Food Organizer's Guide: How to participate in California's Food Programs and related information is a Feb. 1984 book prepared by the California Department of Food and Agriculture Direct Marketing Program in collaboration with the California Office of Economic Opportunity. Edited by Melissa Cadet, the publication was funded by the USDA FSMIP.
The book is a guide for nonprofits and communities to existing food distribution services and an instruction manual for participating in those programs and starting their own.
It includes detailed information (including addresses, eligibility, and contact info) on:
government programs that donate food for nonprofits that are providing direct services
- information provided includes elegibility requirements, how to enroll in the program, record-keeping & reporting requirements, how to order food, when to expect delivery, how the food arrives when it's delivered, the kind & size of storage & kitchen facilities that participating organizations should have to process donated food, and what the participating nonprofit is expected to do to fulfill its end of the partnership.
- addresses of government-run centers that provide direct food services like WIC
- addresses and contact info for non-government-run food banks
- contact info for government agencies at all levels of government that help connect people to food services.
- contact info for organizations that help groups who are starting programs with best practices, etc. (for example, in the section on starting your own senior citizen gleaning club, the book provides contact info for California-wide gleaning programs that provide assistance for those who want to start their own programs).
- detailed guide for starting your own food pantry including the key elements: the facility and paperwork, volunteers, food, and clients.
- detailed guide for starting your own farmers' markets.
- detailed guide for starting your own cooperative (not a joke), directory of co-ops, & list of publications that will assist those starting a co-op.
- detailed guide for starting a buying club/pre-order co-op.
Here are some of the wonderful-sounding things that existed in the alternate universe of 1984:
- USDA donations of surplus food for local organizations to distribute.
- Title VII of the Older Americans Act of 1965 provided funds for meals for older people. This is one of the acts that started the Meals on Wheels program which was apparently very well-run and liked by residents (according to reporting surveys) in Oakland.

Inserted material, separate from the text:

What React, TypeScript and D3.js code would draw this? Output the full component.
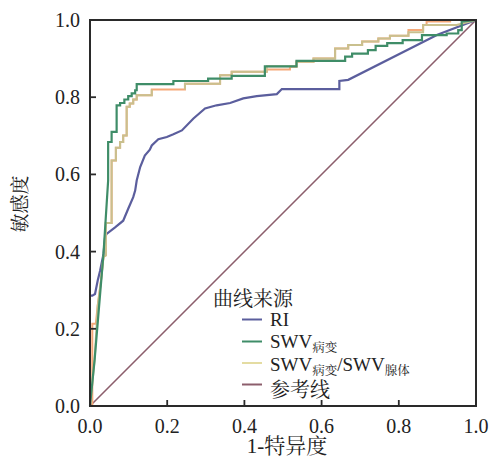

- Brown Bag Network Program (administered by the Department of Aging) that provided funds for local organizations to set up programs to distribute weekly deliveries of bags of groceries.
- Senior citizen gleaning clubs where "thousands of elderly gleaners move[d] into the fields to gather large quantities of edible agricultural produce left behind in the harvesting process" and helped food banks and food pantries glean their food. The book recommends setting up arrangements with local farms to glean in a group once a week (sometimes with a membership fee) receive weekly bags of gleaned food. It also recommends setting up similar arrangements with local food banks.
- Food banks had teams of volunteer gleaners who would be able to spring into action whenever a farmer would call with an offer of excess crops.
Apparently there was a wonderful thing called the State Office of Economic Opportunity (SOEO) (created in 1966?) whose mission was "to stimulate an effective concentration of all available local, state, private and federal resources to enable low income families and individuals to obtain the skills, knowledge, and motivations to become self-sufficient. SOEO acts as a catalyst, as the "hub of the wheel", in leading the linkage of the Community Services Block Grant funds with other sources of funding and support to enhance the impact of locally determined programs." (p.67) In other words, we had a state office whose entire job was to help ensure that there was good coordination between all the moving pieces that were apparently working to create working livelihoods for California residents.
- Community organizations could sign up to be a member agency of the SOEO and become part of the food distribution network. They would be able to receive technical assistance and be a part of the entire "food chain" of assistance.
Community Action Agencies (CAAs) were local agencies designated by a county board of supervisors or a city counil to operate and coordinate anti-poverty programs. These were coordinated at the state level.
- Apparently these still exist, but Oakland doesn't have one (Berkeley does).
- Job Training Partnership Act (JTPA) (passed 1982, repealed 1998): Provided paid workers to community organizations at little or no cost, provided training for running food distribution organizations.
Farm Trail: organizations made up of farmers in a geographic area who publish a map indicating local farms that sell directly to individuals and community organizations at farm or roadside stands.
- There is still a farm trail directory, but it is published by the University of California and is apparently considered "agricultural tourism."
Rent-a-Tree: pay a farmer to reserve a tree that volunteers harvest.
- These still exist!
- California Farmer-to-Consumer Directory: Listed over 1,000 California farmers that sold directly to the public and lists of farmers' markets, farm trail organizations, community canneries, and more.
This wonderous book shows us how much they've taken away from us while also providing information that is extremely valuable for us today. It is available at the Oakland History Room in the Main Branch of the Oakland Public Library.